Pasan sin llamar
No son pocas las veces que he pensado cómo querría que fuese mi casa. Esto de vivir en perpetuo alquiler aleja bastante mi idealizado piso en ciudad por definir que tendría las paredes blancas y una estantería gigantesca llena de libros, con una predominancia clara de mi editorial favorita. Mi yo optimista empezó, por si acaso, el mes pasado a coleccionar unos libros de arte, Miró fue el primero, en Taschen (una pasada, dadle un vistazo), muy decidida a que tendrán su hueco en la famosa estantería.
Tendría plantas, probablemente. Y un sofá grande. Una cocina abierta para montar aperitivos —o igual ya he aprendido a cocinar—. Muchos cojines. Suelo de madera y ventanas muy altas, por las que traspasa la luz y se calienta el alma. ¿Una alfombra? Quizás sí.
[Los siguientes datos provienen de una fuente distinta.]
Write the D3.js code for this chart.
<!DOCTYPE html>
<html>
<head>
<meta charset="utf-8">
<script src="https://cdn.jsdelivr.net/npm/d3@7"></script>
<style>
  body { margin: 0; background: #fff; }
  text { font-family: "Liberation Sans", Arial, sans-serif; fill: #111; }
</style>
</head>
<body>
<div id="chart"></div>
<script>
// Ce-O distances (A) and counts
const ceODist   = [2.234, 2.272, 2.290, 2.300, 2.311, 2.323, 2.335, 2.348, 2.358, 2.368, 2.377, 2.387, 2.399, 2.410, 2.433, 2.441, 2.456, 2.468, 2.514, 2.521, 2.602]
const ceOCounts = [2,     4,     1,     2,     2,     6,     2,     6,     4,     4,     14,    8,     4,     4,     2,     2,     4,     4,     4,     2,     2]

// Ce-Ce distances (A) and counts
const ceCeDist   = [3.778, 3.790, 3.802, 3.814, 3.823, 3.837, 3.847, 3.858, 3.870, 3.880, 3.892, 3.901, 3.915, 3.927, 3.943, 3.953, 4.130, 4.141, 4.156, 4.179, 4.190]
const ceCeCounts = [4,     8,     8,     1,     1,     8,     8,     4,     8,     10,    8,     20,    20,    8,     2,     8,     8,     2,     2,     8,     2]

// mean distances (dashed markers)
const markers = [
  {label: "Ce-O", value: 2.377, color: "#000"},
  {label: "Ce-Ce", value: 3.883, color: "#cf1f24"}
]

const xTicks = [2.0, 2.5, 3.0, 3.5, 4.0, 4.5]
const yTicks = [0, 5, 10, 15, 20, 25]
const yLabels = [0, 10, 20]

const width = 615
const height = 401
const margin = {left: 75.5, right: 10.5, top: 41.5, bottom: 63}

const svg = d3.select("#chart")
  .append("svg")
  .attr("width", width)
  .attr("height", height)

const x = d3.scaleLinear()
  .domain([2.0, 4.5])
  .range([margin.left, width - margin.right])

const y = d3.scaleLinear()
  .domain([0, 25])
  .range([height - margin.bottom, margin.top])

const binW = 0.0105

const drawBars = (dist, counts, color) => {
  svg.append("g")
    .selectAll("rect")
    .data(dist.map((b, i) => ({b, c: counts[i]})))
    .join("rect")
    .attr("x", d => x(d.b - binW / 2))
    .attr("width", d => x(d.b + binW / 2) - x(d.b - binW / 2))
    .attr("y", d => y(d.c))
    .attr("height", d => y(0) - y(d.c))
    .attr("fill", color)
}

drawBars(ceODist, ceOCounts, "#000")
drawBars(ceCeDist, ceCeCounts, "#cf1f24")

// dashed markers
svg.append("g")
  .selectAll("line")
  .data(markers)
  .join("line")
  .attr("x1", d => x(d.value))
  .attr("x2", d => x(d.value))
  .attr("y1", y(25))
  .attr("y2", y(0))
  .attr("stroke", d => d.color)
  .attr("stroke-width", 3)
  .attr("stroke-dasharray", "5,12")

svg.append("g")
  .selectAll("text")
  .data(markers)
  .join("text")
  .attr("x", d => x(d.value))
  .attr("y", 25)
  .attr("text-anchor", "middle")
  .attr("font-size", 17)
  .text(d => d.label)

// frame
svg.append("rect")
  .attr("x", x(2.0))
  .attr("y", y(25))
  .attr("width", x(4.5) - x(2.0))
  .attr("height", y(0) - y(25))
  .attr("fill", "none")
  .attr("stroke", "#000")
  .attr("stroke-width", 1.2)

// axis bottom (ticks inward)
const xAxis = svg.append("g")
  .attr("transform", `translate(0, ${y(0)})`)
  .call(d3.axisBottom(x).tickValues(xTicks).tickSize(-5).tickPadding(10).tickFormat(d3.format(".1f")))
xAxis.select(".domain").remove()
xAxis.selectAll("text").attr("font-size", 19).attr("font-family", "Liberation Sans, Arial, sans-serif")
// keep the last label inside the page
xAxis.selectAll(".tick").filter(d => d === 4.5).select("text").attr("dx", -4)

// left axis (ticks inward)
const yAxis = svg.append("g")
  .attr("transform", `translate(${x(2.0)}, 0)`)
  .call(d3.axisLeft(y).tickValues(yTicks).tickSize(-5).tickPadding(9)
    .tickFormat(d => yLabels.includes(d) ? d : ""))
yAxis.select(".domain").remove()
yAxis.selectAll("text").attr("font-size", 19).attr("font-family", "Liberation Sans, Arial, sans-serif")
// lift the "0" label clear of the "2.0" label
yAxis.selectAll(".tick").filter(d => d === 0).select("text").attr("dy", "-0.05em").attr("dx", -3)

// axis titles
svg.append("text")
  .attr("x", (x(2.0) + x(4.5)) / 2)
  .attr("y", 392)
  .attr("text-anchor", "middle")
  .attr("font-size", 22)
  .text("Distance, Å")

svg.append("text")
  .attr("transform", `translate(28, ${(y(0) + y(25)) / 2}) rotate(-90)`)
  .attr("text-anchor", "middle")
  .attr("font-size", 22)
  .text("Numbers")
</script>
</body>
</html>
El domingo pasado Sofía y yo volvimos al Rastro. Era su primer fin de semana en Madrid después de no sé cuántos meses y nos abrigamos dispuestas a hacer nuestro plan matutino favorito: pasear sin rumbo, tomar el vermú al sol y acabar comiendo con sobremesa de las que sales de noche. Pasamos por una tienda de decoración (bueno, por varias), y estuvimos hablando de telas de cojines, platos y jarrones, para acabar comentando la vida, en general, y discernir sobre el bien y el mal. La última ley de educación o la obsesión por el status, entre otras. Nos gusta ser señoras, eso que no nos lo quiten.
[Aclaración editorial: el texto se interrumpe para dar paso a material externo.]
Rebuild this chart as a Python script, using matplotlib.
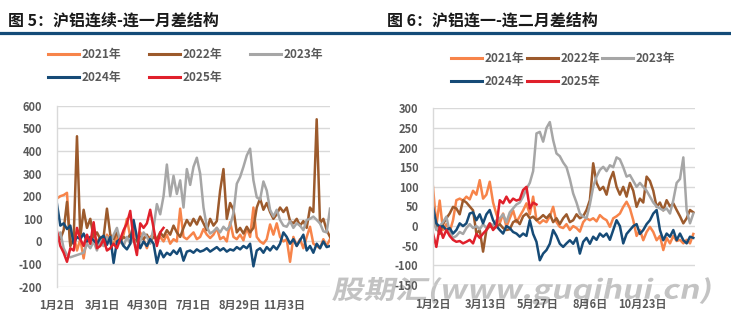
import numpy as np
import matplotlib
matplotlib.use('Agg')
import matplotlib.pyplot as plt
from matplotlib.lines import Line2D
from matplotlib.textpath import TextPath
from matplotlib.patches import PathPatch
from matplotlib.font_manager import FontProperties
from matplotlib.transforms import Affine2D, IdentityTransform

plt.rcParams['font.family'] = ['Noto Sans CJK SC', 'DejaVu Sans']
plt.rcParams['axes.unicode_minus'] = False

W, H = 731, 322

YEARS = ['2021年', '2022年', '2023年', '2024年', '2025年']
COLORS = ['#F7844A', '#9C5A2C', '#A6A6A6', '#164B77', '#E0202B']
STEP = 3  # values are taken every 3 trading days

# 沪铝连续-连一 spread (元/吨)
LEFT_2021 = [190, 200, 205, 215, -20, 30, -40, 10, -75, 20,
             -10, 30, 0, 20, -20, 30, 10, -10, 20, -5,
             30, 100, 20, 60, 0, 40, 10, -30, 20, 30,
             10, 20, 0, 30, -10, 10, 0, 145, 20, 10,
             25, 40, 10, 20, 55, 30, 15, 30, 60, 10,
             20, 0, 85, 20, 10, 30, 5, 60, 20, 150,
             20, 0, -10, 10, 75, 30, 80, 20, 0, 10,
             -90, 20, -20, 10, -30, 20, 65, -10, -20, -30,
             10, -20, 10]
LEFT_2022 = [30, 10, 50, 175, -20, 10, 465, 20, 140, 60,
             100, 20, 40, 10, 20, 145, 30, 10, 40, 0,
             20, 10, 30, 10, 0, 20, 10, 30, 0, 20,
             10, 40, 20, 50, 30, 70, 40, 20, 60, 95,
             70, 100, 75, 110, 80, 50, 100, 70, 90, 225,
             320, 100, 170, 140, 40, 60, 35, 65, 40, 60,
             150, 190, 140, 170, 130, 100, 120, 150, 130, 150,
             90, 80, 100, 70, 90, 60, 150, 130, 540, 80,
             100, 50, 20]
LEFT_2023 = [20, 40, -30, -60, -70, -65, -60, -55, -50, -10,
             -30, 0, -40, 10, -20, 20, -10, 30, 60, 0,
             -20, 20, -10, 10, -30, 0, 40, 20, -10, 60,
             165, 120, 200, 340, 200, 290, 210, 270, 150, 320,
             250, 330, 370, 300, 150, 65, 35, 45, 60, 40,
             65, 50, 70, 125, 255, 285, 330, 380, 410, 270,
             195, 185, 265, 225, 140, 110, 140, 95, 70, 65,
             90, 60, 80, 70, 50, 95, 100, 110, 95, 80,
             45, 40, 145]
LEFT_2024 = [165, 70, 80, 55, 70, -10, 20, 10, 35, 0,
             20, 5, -10, 15, 25, -15, 20, -95, 0, 10,
             -20, -35, -10, 95, 20, -30, 0, -20, 10, -10,
             -95, -40, -70, -50, -60, -40, -55, -30, -85, -45,
             -40, -50, -35, -45, -40, -30, -45, -35, -25, -40,
             -30, -45, -35, -40, -25, -35, -20, -30, -10, -110,
             -40, -30, -50, -25, -40, -20, -35, -10, 40, 20,
             -10, 10, -20, 5, 30, -40, -20, -50, -10, -30,
             0, -25, -20]
LEFT_2025 = [45, -20, -50, -90, -30, -40, 60, 10, -20, 30,
             -10, 85, -30, -20, 10, -40, -30, -10, -30, 10,
             50, 80, 135, 10, -60, 80, 60, 80, 140, 60,
             -20, 40, 60]
LEFT_TICKS = [0, 41, 82, 123, 164, 205]
LEFT_LABELS = ['1月2日', '3月1日', '4月30日', '7月1日', '8月29日', '11月3日']

# 沪铝连一-连二 spread (元/吨)
RIGHT_2021 = [100, 0, 65, -10, 5, -15, 15, 66, 70, 65,
              75, 68, 90, 80, 117, 70, 80, 113, 60, 30,
              7, 32, -2, 20, 40, 10, 25, 40, 58, 30,
              75, 15, 7, 15, 10, 25, 49, 10, -2, -5,
              5, -10, 0, -5, -14, 10, 20, 15, 20, 12,
              28, 20, 15, -2, 20, 25, 32, 49, 62, 45,
              15, -25, -10, -36, -15, -2, -15, -36, -25, -61,
              -30, -44, -25, -38, -35, -44, -35, -44, -20]
RIGHT_2022 = [10, 0, -20, 5, 20, 32, 49, 45, 30, 66,
              60, 50, 40, -19, -10, -65, -10, 0, -5, -2,
              5, -5, -10, -8, 10, 15, 5, 25, 32, 20,
              24, 15, 20, 28, 20, 30, 10, 20, 5, 20,
              30, 10, 15, 30, 20, 25, 41, 66, 160, 110,
              92, 100, 80, 117, 138, 100, 80, 100, 75, 110,
              90, 49, 70, 60, 126, 115, 90, 49, 60, 40,
              66, 50, 58, 41, 25, 7, 20, 41, 35]
RIGHT_2023 = [15, -10, 0, 10, 24, -15, -30, -25, -15, -20,
              -5, 5, -5, 0, -8, 5, -5, 7, 2, 15,
              20, 30, 10, 35, 45, 55, 60, 75, 95, 110,
              140, 236, 240, 215, 250, 265, 219, 185, 178, 162,
              150, 120, 83, 60, 32, 24, 20, 55, 100, 126,
              143, 151, 140, 155, 150, 175, 170, 150, 126, 130,
              115, 100, 110, 100, 90, 75, 60, 50, 45, 40,
              45, 32, 66, 110, 120, 175, 40, 7, 32]
RIGHT_2024 = [49, 7, -2, 0, -10, -5, -19, -10, 7, 0,
              7, 32, 35, 15, 30, 7, 30, 41, 15, 0,
              -10, -19, 0, -5, -15, -19, -27, -19, -25, 15,
              -20, -40, -87, -70, -61, -45, -10, -25, -45, -53,
              -44, -36, -45, -30, -70, -40, -30, -45, -27, -35,
              -19, -27, -19, -35, -10, 15, 0, -44, -20, -10,
              0, 5, -20, -10, 5, 15, 32, 41, -10, -36,
              -19, -27, -10, -36, -19, -36, -44, -27, -30]
RIGHT_2025 = [-19, -53, -2, -30, -10, -25, -35, -40, -38, -44,
              -40, -35, -44, -20, -30, -19, -10, 7, -10, 0,
              66, 58, 75, 60, 70, 65, 68, 92, 100, 45,
              60, 55]
RIGHT_TICKS = [0, 47, 94, 141, 188]
RIGHT_LABELS = ['1月2日', '3月13日', '5月27日', '8月6日', '10月23日']

TICK_COLOR = '#595959'
GRID_COLOR = '#d9d9d9'
LINE_WIDTH = 1.8


def fx(px):
    return px / W


def fy(py):
    return 1 - py / H


def plot_panel(ax, series, xmax, ylim, yticks, xticks, xlabels):
    for values, color in zip(series, COLORS):
        days = np.arange(len(values)) * STEP
        ax.plot(days, values, color=color, lw=LINE_WIDTH, solid_joinstyle='round')

    ax.set_facecolor('none')
    ax.set_xlim(0, xmax)
    ax.set_ylim(*ylim)
    ax.set_yticks(yticks)
    ax.set_xticks(xticks)
    ax.set_xticklabels(xlabels)
    ax.grid(axis='y', color=GRID_COLOR, lw=1.0)
    ax.grid(axis='x', visible=False)
    ax.set_axisbelow(True)
    for side in ['top', 'right', 'bottom']:
        ax.spines[side].set_visible(False)
    ax.spines['left'].set_color(GRID_COLOR)
    ax.spines['left'].set_linewidth(1.0)
    ax.tick_params(axis='both', length=0, labelsize=8, labelcolor=TICK_COLOR)
    ax.tick_params(axis='y', pad=10.5)
    ax.tick_params(axis='x', pad=9)
    for lbl in ax.get_xticklabels() + ax.get_yticklabels():
        lbl.set_fontweight('bold')


def draw_legend(fig, cols, rows):
    for i, (label, color) in enumerate(zip(YEARS, COLORS)):
        x0 = cols[i % 3]
        y = rows[i // 3]
        fig.add_artist(Line2D([fx(x0), fx(x0 + 31)], [fy(y), fy(y)],
                              transform=fig.transFigure, color=color, lw=2.2))
        fig.text(fx(x0 + 34), fy(y), label, fontsize=8.5, fontweight='bold',
                 color=TICK_COLOR, ha='left', va='center')


fig = plt.figure(figsize=(W / 100, H / 100), dpi=100)
fig.patch.set_facecolor('white')

# watermark, drawn under both panels
fp = FontProperties(family='Noto Sans CJK SC', weight='bold')
tp = TextPath((0, 0), '股期汇(www.guqihui.cn)', size=30, prop=fp)
ext = tp.get_extents()
mark_tf = (Affine2D().translate(-ext.x0, -ext.y0)
           .scale(376 / ext.width, 28 / ext.height)
           .skew_deg(12, 0).translate(331, H - 305))
mark = PathPatch(mark_tf.transform_path(tp), transform=IdentityTransform(),
                 facecolor='#c3c3c3', edgecolor='none', zorder=-1)
fig.add_artist(mark)

# panel titles and the rule under them
fig.text(fx(8), fy(20), '图 5：沪铝连续-连一月差结构', fontsize=11.5,
         fontweight='bold', color='#1a1a1a', ha='left', va='center')
fig.text(fx(387), fy(20), '图 6：沪铝连一-连二月差结构', fontsize=11.5,
         fontweight='bold', color='#1a1a1a', ha='left', va='center')
fig.add_artist(Line2D([0, 1], [fy(32.5), fy(32.5)], transform=fig.transFigure,
                      color='#134B78', lw=2.3))

ax1 = fig.add_axes([fx(57), fy(286.7), 273 / W, (286.7 - 105.7) / H])
plot_panel(ax1, [LEFT_2021, LEFT_2022, LEFT_2023, LEFT_2024, LEFT_2025],
           246, (-200, 600), np.arange(-200, 601, 100), LEFT_TICKS, LEFT_LABELS)

ax2 = fig.add_axes([fx(433), fy(285), 262 / W, (285 - 108.3) / H])
plot_panel(ax2, [RIGHT_2021, RIGHT_2022, RIGHT_2023, RIGHT_2024, RIGHT_2025],
           235.5, (-150, 300), np.arange(-150, 301, 50), RIGHT_TICKS, RIGHT_LABELS)

draw_legend(fig, [48, 149, 250], [54.3, 77.3])
draw_legend(fig, [451, 527, 602], [58.3, 81])

fig.savefig('out.png', dpi=100, facecolor='white')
Cuando volvía a casa decidí bajar la Gran Vía a pie porque Madrid tenía esa luz magnética que te advierte de que no te la pierdas.
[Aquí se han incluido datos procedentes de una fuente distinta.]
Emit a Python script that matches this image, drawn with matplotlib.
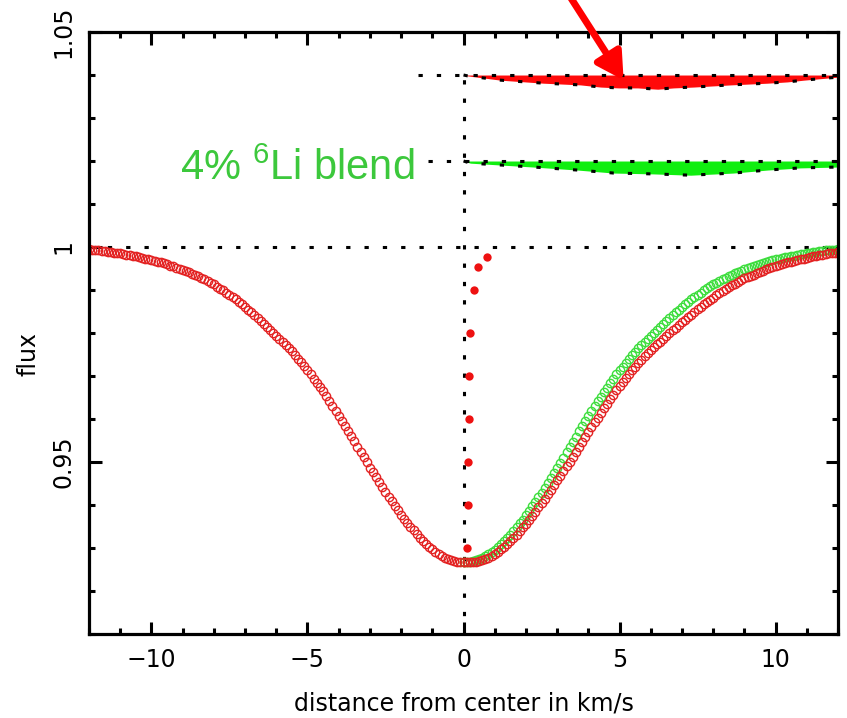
import numpy as np
import matplotlib
matplotlib.use("Agg")
import matplotlib.pyplot as plt
from matplotlib.ticker import MultipleLocator, FuncFormatter

# --- dados ---
# perfil vermelho, lado esquerdo (x de -12 a 0, passo 0.1)
x_esq = np.linspace(-12, 0, 121)
fluxo_esq = [
    .9995, .9994, .9993, .9992, .9991, .9990, .9989, .9988, .9987, .9986,
    .9985, .9983, .9982, .9981, .9979, .9978, .9976, .9975, .9973, .9972,
    .9970, .9968, .9966, .9964, .9962, .9960, .9957, .9955, .9952, .9950,
    .9947, .9944, .9941, .9938, .9935, .9932, .9928, .9925, .9921, .9917,
    .9913, .9908, .9903, .9899, .9894, .9889, .9883, .9878, .9872, .9867,
    .9861, .9854, .9848, .9841, .9835, .9828, .9821, .9814, .9807, .9800,
    .9793, .9786, .9779, .9772, .9764, .9757, .9749, .9740, .9732, .9723,
    .9714, .9704, .9694, .9684, .9674, .9664, .9653, .9642, .9631, .9619,
    .9608, .9596, .9584, .9572, .9560, .9548, .9536, .9524, .9511, .9499,
    .9487, .9476, .9464, .9453, .9441, .9430, .9419, .9409, .9398, .9388,
    .9377, .9368, .9358, .9349, .9341, .9332, .9324, .9317, .9310, .9303,
    .9297, .9291, .9286, .9281, .9277, .9274, .9272, .9270, .9268, .9267,
    .9267,
]

# lado direito (x de 0 a 12, passo 0.1)
x_dir = np.linspace(0, 12, 121)
fluxo_verde = [
    .9267, .9267, .9268, .9270, .9272, .9274, .9277, .9281, .9285, .9290,
    .9296, .9302, .9309, .9316, .9323, .9331, .9339, .9348, .9357, .9366,
    .9376, .9386, .9397, .9407, .9418, .9429, .9440, .9452, .9463, .9475,
    .9486, .9498, .9510, .9523, .9535, .9547, .9559, .9571, .9583, .9595,
    .9607, .9619, .9630, .9641, .9652, .9663, .9673, .9684, .9694, .9704,
    .9713, .9722, .9731, .9740, .9748, .9756, .9764, .9771, .9779, .9786,
    .9793, .9800, .9807, .9814, .9821, .9828, .9835, .9841, .9848, .9854,
    .9861, .9867, .9873, .9878, .9884, .9889, .9894, .9899, .9904, .9909,
    .9913, .9917, .9921, .9925, .9929, .9933, .9936, .9939, .9942, .9945,
    .9948, .9951, .9953, .9956, .9958, .9961, .9963, .9965, .9967, .9969,
    .9971, .9973, .9974, .9976, .9977, .9979, .9980, .9982, .9983, .9984,
    .9986, .9987, .9988, .9989, .9990, .9991, .9992, .9993, .9994, .9994,
    .9995,
]
fluxo_dir = [
    .9268, .9267, .9267, .9267, .9268, .9270, .9272, .9274, .9277, .9281,
    .9286, .9291, .9297, .9303, .9310, .9317, .9324, .9331, .9340, .9348,
    .9356, .9366, .9374, .9384, .9395, .9405, .9415, .9425, .9435, .9446,
    .9458, .9468, .9479, .9490, .9501, .9512, .9524, .9536, .9547, .9558,
    .9570, .9581, .9592, .9603, .9614, .9625, .9636, .9646, .9656, .9667,
    .9676, .9685, .9695, .9704, .9713, .9722, .9730, .9738, .9746, .9753,
    .9761, .9767, .9774, .9780, .9787, .9793, .9799, .9806, .9812, .9818,
    .9825, .9831, .9837, .9843, .9849, .9855, .9861, .9867, .9872, .9877,
    .9882, .9888, .9893, .9897, .9902, .9906, .9911, .9915, .9919, .9923,
    .9927, .9930, .9933, .9936, .9939, .9942, .9945, .9948, .9951, .9953,
    .9956, .9958, .9960, .9962, .9964, .9966, .9968, .9970, .9972, .9973,
    .9975, .9976, .9978, .9979, .9981, .9982, .9983, .9985, .9986, .9987,
    .9988,
]

# bissetor (pontos vermelhos cheios)
bis_x = [0.10, 0.13, 0.13, 0.16, 0.19, 0.22, 0.32, 0.45, 0.74]
bis_y = [0.93, 0.94, 0.95, 0.96, 0.97, 0.98, 0.99, 0.9954, 0.9977]

# faixas de diferenca no topo
nivel_vermelho = 1.04
faixa_verm_x = [0, 0.13, 1.19, 2.56, 3.75, 4.39, 4.97, 5.58, 6.22, 6.73, 7.37, 8.56, 9.74, 10.38, 10.90, 11.67, 12.0]
faixa_verm_y = [1.0400, 1.0398, 1.0388, 1.0381, 1.0377, 1.0372, 1.0370, 1.0370, 1.0367, 1.0370, 1.0372,
                1.0377, 1.0381, 1.0384, 1.0388, 1.0393, 1.0395]
nivel_verde = 1.02
faixa_verde_x = [0, 0.22, 2.24, 3.65, 4.81, 6.09, 7.28, 8.65, 9.74, 10.80, 12.0]
faixa_verde_y = [1.0200, 1.0195, 1.0186, 1.0179, 1.0172, 1.0170, 1.0167, 1.0172, 1.0179, 1.0184, 1.0186]

inicio_verm = -1.45
inicio_verde = -1.15
continuo = 1.0

# --- figura ---
fig = plt.figure(figsize=(8.47, 7.18), dpi=100)
ax = fig.add_axes([0.1051, 0.1170, 0.8843, 0.8384])
ax.set_xlim(-12, 12)
ax.set_ylim(0.91, 1.05)

pontilhado = dict(color='black', lw=2.2, ls=(0, (1.4, 4.6)), dash_capstyle='butt')

# faixas
ax.fill_between(faixa_verm_x, nivel_vermelho, faixa_verm_y, color='#ff0a0a', lw=0)
ax.fill_between(faixa_verde_x, nivel_verde, faixa_verde_y, color='#10ee10', lw=0)
ax.plot([inicio_verm, 12], [nivel_vermelho] * 2, **pontilhado)
ax.plot([inicio_verde, 12], [nivel_verde] * 2, **pontilhado)
ax.plot(faixa_verm_x, faixa_verm_y, **pontilhado)
ax.plot(faixa_verde_x, faixa_verde_y, **pontilhado)

# linhas de referencia
ax.plot([-12, 12], [continuo] * 2, **pontilhado)
ax.plot([0, 0], [0.91, nivel_vermelho], **pontilhado)

# perfis
ax.plot(x_esq, fluxo_esq, 'o', mfc='none', mec='#e32222', ms=6, mew=1.0)
ax.plot(x_dir, fluxo_verde, 'o', mfc='none', mec='#3ddd3d', ms=6, mew=1.0)
ax.plot(x_dir, fluxo_dir, 'o', mfc='none', mec='#e32222', ms=6, mew=1.0)
ax.plot(bis_x, bis_y, 'o', color='#ee1111', ms=6, mew=0)

# seta
ax.annotate('', xy=(5.13, 1.0388), xytext=(3.30, 1.0595),
            arrowprops=dict(arrowstyle='-|>,head_length=0.8,head_width=0.45',
                            color='#ff0000', lw=5, shrinkA=0, shrinkB=0,
                            mutation_scale=20),
            annotation_clip=False)

# texto
plt.rcParams['mathtext.fontset'] = 'custom'
plt.rcParams['mathtext.rm'] = 'Liberation Sans'
ax.text(-9.1, 1.0157, r'4% $^{\mathregular{6}}$Li blend', color='#3cc83c',
        fontsize=30, family='Liberation Sans', va='baseline', ha='left')

# eixos
for s in ax.spines.values():
    s.set_linewidth(2.3)
ax.xaxis.set_major_locator(MultipleLocator(5))
ax.xaxis.set_minor_locator(MultipleLocator(1))
ax.yaxis.set_major_locator(MultipleLocator(0.05))
ax.yaxis.set_minor_locator(MultipleLocator(0.01))
ax.yaxis.set_major_formatter(FuncFormatter(lambda v, p: f'{v:g}'))
ax.tick_params(which='both', direction='in', top=True, right=True, width=2.2, labelsize=17)
ax.tick_params(which='major', length=9, pad=10)
ax.tick_params(which='minor', length=4.5)
for lab in ax.get_yticklabels():
    lab.set_rotation(90)
    lab.set_va('center')

ax.set_xlabel('distance from center in km/s', fontsize=17)
ax.set_ylabel('flux', fontsize=17)
ax.xaxis.set_label_coords(0.5, -0.095)
ax.yaxis.set_label_coords(-0.065, 0.465)

fig.savefig('out.png', dpi=100)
La tarde parecía tan normal que me asustó pensar que esto estaba pasando, por si no me pillaba preparada para el siguiente paso. A ver qué pasa si esto acaba y nos coge a todos con el discurso a medias de lo que haremos cuando esto acabe. Hay que estar preparado para el fin de una pandemia. Y yo sigo sin billetes de avión que comprar.
Absorta por las luces y pensando en aviones con destino a ninguna parte y a todas a la vez, creo que probablemente nunca haya estado tan alejada del punto de comprarme una casa o de, al menos, amueblarla con perspectiva de quedarme a largo plazo. Si no sé dónde querré estar en enero, cómo voy a tener dónde apoyar mis libros.
Así que no, no tengo la estantería. Ni la perspectiva. Pero pensé en el domingo que acababa de vivir y en esa suerte que he tenido de encontrar a personas que no se amoldan como el sofá que quería, son mucho mejor que eso. Te dan calor como la manta aquella, ya sabes cuál. Son la lámpara del salón, la que da luz cálida y es capaz de reconfortarte después de un día de mierda. Te salvan con una copa de vino. Y saben cuándo prepararte un vaso de leche. Pasan sin llamar porque no lo necesitan. Llegan por casualidad y acaban quedándose horas, y en el mejor de los casos, una vida. Te han visto recién levantada. Te han visto caer, han caído contigo. Os habéis ensuciado en el barro juntos. Qué maravilla. Son un sí. Y también saben decirte cuando no. Hay personas que no te abrazan porque son abrazo.
Mi casa tiene nombres y apellidos. Y de momento creo que aguanto sin estantería gigante.
Yo sigo acumulando libros, que no pasa nada.